В полковой санчасти и на последующих этапах лечения установили, что осколок пробил каску и тремя кусочками впился в лобную кость; один, торчавший, удалили в полковом госпитале; второй, воткнувшийся во внутреннюю стенку лобной кости, наполовину разрушенный антителами, извлек умелый хирург лишь недавно, 49 лет спустя — в апреле 1992 года. Он часто меня беспокоил, особенно в ненастную погоду (над ним кожа вздувалась подобно фурункулу). Интересно, что одно время он надолго затихал, а к началу последнего десятилетия прошлого века он вдруг пробудился и пришлось его удалять. На этом месте теперь небольшая впадина, хорошо вписавшаяся в лобную морщину. Тогда меня спрашивали, а не связано ли «пробуждение» осколка с телесеансами Кашпировского. Это меня насторожило: ведь у меня в голове есть еще и третий! А что если он тоже пойдет, да не в ту сторону, не наружу, а внутрь, к головному мозгу! Но все обошлось благополучно: как полагают хирурги (на основании рентгеновских снимков и других показателей), третий осколочек слишком близок к мозговой оболочке и трогать его опасно. К тому же он меня не тревожит. За такое время он мог быть разрушен антителами, что частично произошло со вторым осколком, который мне показал хирург. А сеансы Кашпировского я, на всякий случай, смотреть перестал.
Это ранение я назвал легким, поскольку менее чем через неделю после первой операции был уже на передовой.
Надо сказать, что голове моей досталось, как говорят, «с лихвой». При одной из тяжелых контузий, очнувшись, пощупал ее — мне показалось, что она мягкая: пальцы вдавливаются как в спущенный футбольный мяч. Дивизионный врач сказал, что это связано с потерей чувствительности в пальцах рук от контузии головы и спины. Работа пальцев скоро восстановилась, но голова еще долго болела. Вторая тяжелая контузия головы и спины произошла во время атаки по заболоченному полю. Я находился в мелком окопчике, когда почти рядом со мной разорвался крупнокалиберный снаряд. Он глубоко вошел в мягкую землю, поэтому ни один осколок меня не задел, зато я пострадал от взрывной волны и падавших на меня крупных комков земли. Очнулся, когда мое подразделение уже ушло далеко вперед; подобрали меня санитары. От такой контузии у меня была повреждена перепонка левого уха и долго не действовала левая рука. До сих пор я туговат на левое ухо, и оно более чувствительно к простудам.
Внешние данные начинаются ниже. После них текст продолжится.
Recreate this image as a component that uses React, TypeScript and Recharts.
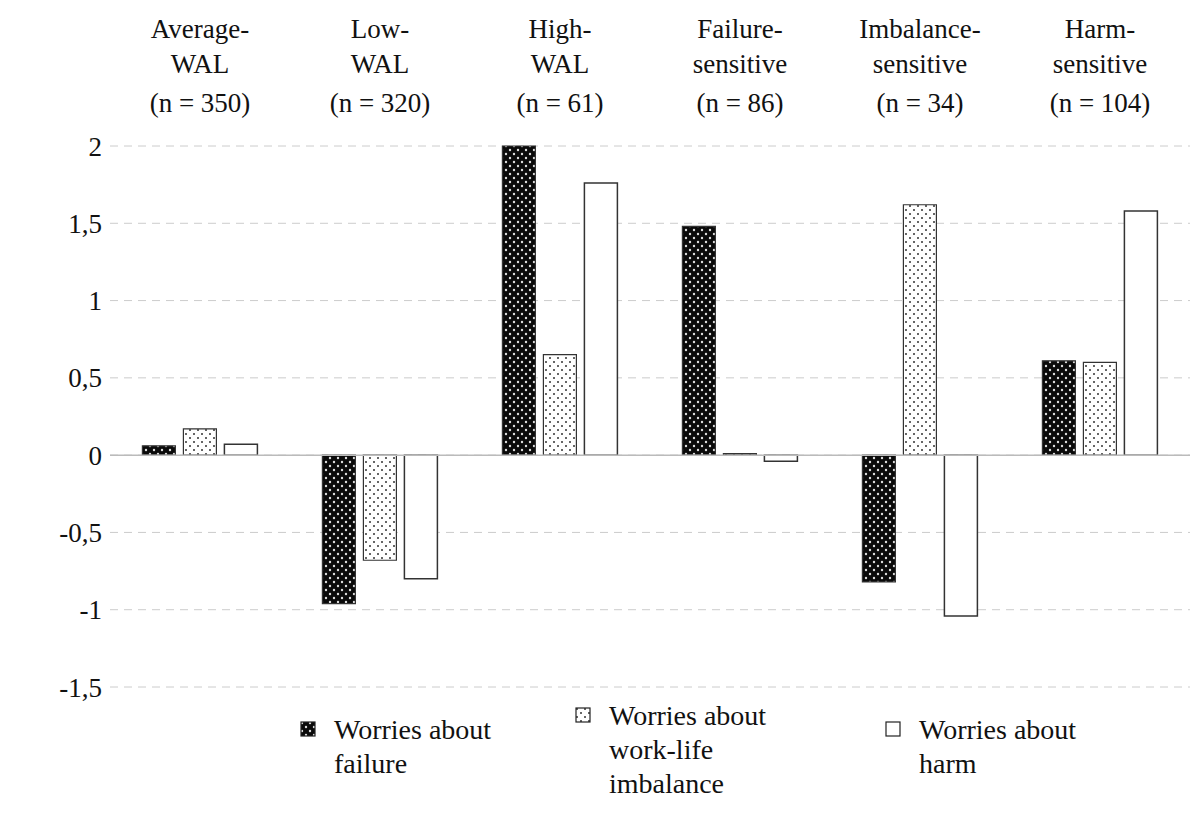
import React from 'react';
import { BarChart, Bar, XAxis, YAxis, CartesianGrid, Legend, ReferenceLine } from 'recharts';

const groups = ['Average-|WAL|(n = 350)', 'Low-|WAL|(n = 320)', 'High-|WAL|(n = 61)', 'Failure-|sensitive|(n = 86)', 'Imbalance-|sensitive|(n = 34)', 'Harm-|sensitive|(n = 104)'];
const failure = [0.06, -0.96, 2.0, 1.48, -0.82, 0.61];
const imbalance = [0.17, -0.68, 0.65, 0.01, 1.62, 0.6];
const harm = [0.07, -0.8, 1.76, -0.04, -1.04, 1.58];
const yTicks = [-1.5, -1, -0.5, 0, 0.5, 1, 1.5, 2];

const data = groups.map((g, i) => ({ name: g, failure: failure[i], imbalance: imbalance[i], harm: harm[i] }));

const font = 'Liberation Serif, Tinos, DejaVu Serif, serif';

const TopTick = (props: any) => {
  const { x, y, payload } = props;
  const lines = String(payload.value).split('|');
  const offs = [-100, -65, -26];
  return (
    <g>
      {lines.map((l, i) => (
        <text key={i} x={x} y={y + offs[i]} textAnchor="middle" style={{ fontFamily: font }} fontSize={27} fill="#111">{l}</text>
      ))}
    </g>
  );
};

const legendItems = [
  { label: ['Worries about', 'failure'], fill: 'url(#darkDots)', left: 280 },
  { label: ['Worries about', 'work-life', 'imbalance'], fill: 'url(#lightDots)', left: 555 },
  { label: ['Worries about', 'harm'], fill: '#fff', left: 865 },
];

const LegendContent = () => (
  <div style={{ position: 'relative', height: 120, fontFamily: font, fontSize: 28, color: '#111' }}>
    {legendItems.map((it, i) => (
      <div key={i} style={{ position: 'absolute', left: it.left, top: i === 1 ? 12 : 26, display: 'flex', alignItems: 'flex-start' }}>
        <svg width={16} height={16} style={{ marginTop: 8, marginRight: 18 }}>
          <rect x={1} y={1} width={14} height={14} fill={it.fill} stroke="#222" strokeWidth={1.2} />
        </svg>
        <div style={{ lineHeight: '34px' }}>{it.label.map((l, j) => <div key={j}>{l}</div>)}</div>
      </div>
    ))}
  </div>
);

export default function App() {
  return (
    <div style={{ position: 'absolute', left: 0, top: 0, background: '#fff' }}>
      <BarChart width={1200} height={827} data={data} margin={{ top: 0, right: 10, left: 20, bottom: 0 }}
        barCategoryGap="18%" barGap={8}>
        <defs>
          <pattern id="darkDots" width="8" height="8" patternUnits="userSpaceOnUse">
            <rect width="8" height="8" fill="#0a0a0a" />
            <circle cx="2" cy="2" r="1.2" fill="#ddd" />
            <circle cx="6" cy="6" r="1.2" fill="#ddd" />
          </pattern>
          <pattern id="lightDots" width="8" height="8" patternUnits="userSpaceOnUse">
            <rect width="8" height="8" fill="#fff" />
            <circle cx="2" cy="2" r="1" fill="#333" />
            <circle cx="6" cy="6" r="1" fill="#333" />
          </pattern>
        </defs>
        <CartesianGrid vertical={false} stroke="#ccc" strokeDasharray="8 6" />
        <XAxis dataKey="name" orientation="top" height={146} axisLine={false} tickLine={false} tick={<TopTick />} interval={0} />
        <YAxis domain={[-1.5, 2]} ticks={yTicks} width={90} axisLine={false} tickLine={false}
          tickFormatter={(v: number) => String(v).replace('.', ',')}
          tick={{ style: { fontFamily: font }, fontSize: 27, fill: '#111' }} />
        <ReferenceLine y={0} stroke="#bbb" strokeWidth={1.5} />
        <Bar dataKey="failure" fill="url(#darkDots)" stroke="#333" strokeWidth={1.2} isAnimationActive={false} />
        <Bar dataKey="imbalance" fill="url(#lightDots)" stroke="#333" strokeWidth={1.2} isAnimationActive={false} />
        <Bar dataKey="harm" fill="#fff" stroke="#333" strokeWidth={1.5} isAnimationActive={false} />
        <Legend verticalAlign="bottom" height={140} content={<LegendContent />} />
      </BarChart>
    </div>
  );
}
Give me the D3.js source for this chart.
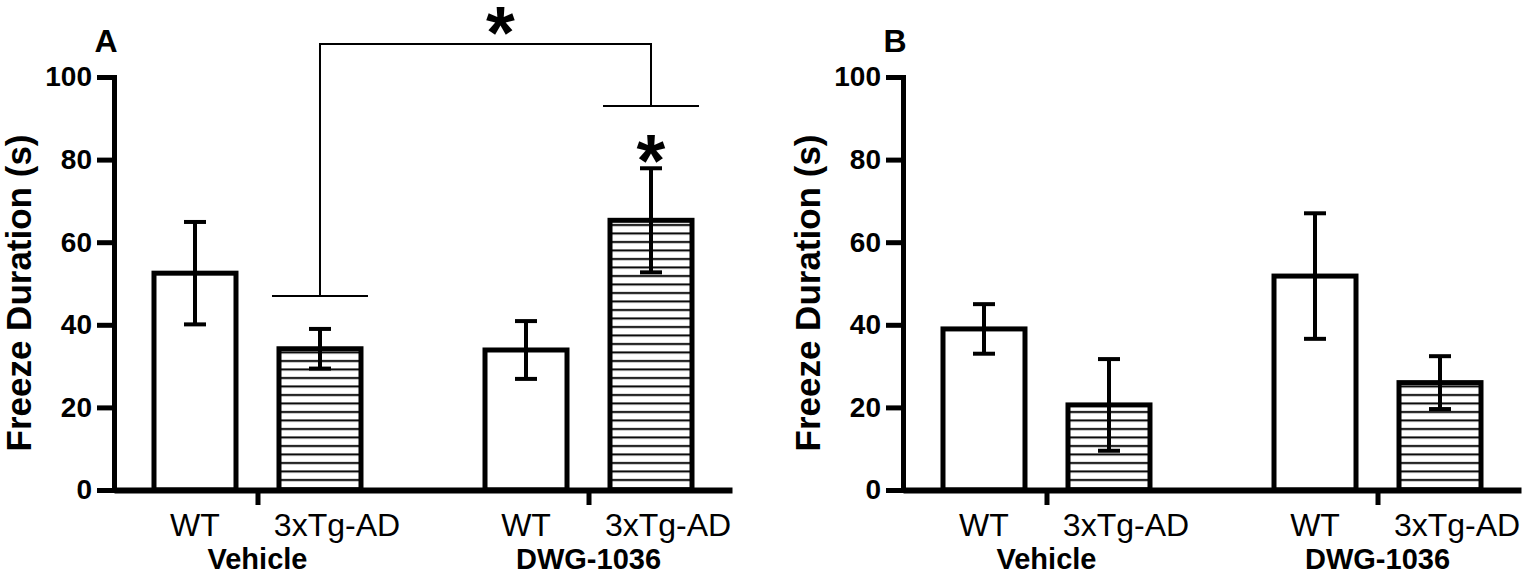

Рука стала действовать через несколько недель после контузии, но еще долго (даже несколько лет после войны) в плохую погоду она отнималась или болела.
Однажды контузило близко к уху пролетевшей пулей, выпущенной противником из снайперской винтовки с очень близкого расстояния. Я стоял на перекладине полуразрушенного сарая и через небольшое отверстие, сделанное мною в соломенной крыше, корректировал минометный огонь моего подразделения. Я свалился с перекладины как мешок. К моему счастью, на полу лежало много соломы с крыши этого сарая. Зато при наступлении мы увидели «плоды» нашей «работы» — подбитый нами танк и несколько убитых, как мы их называли, «фрицев».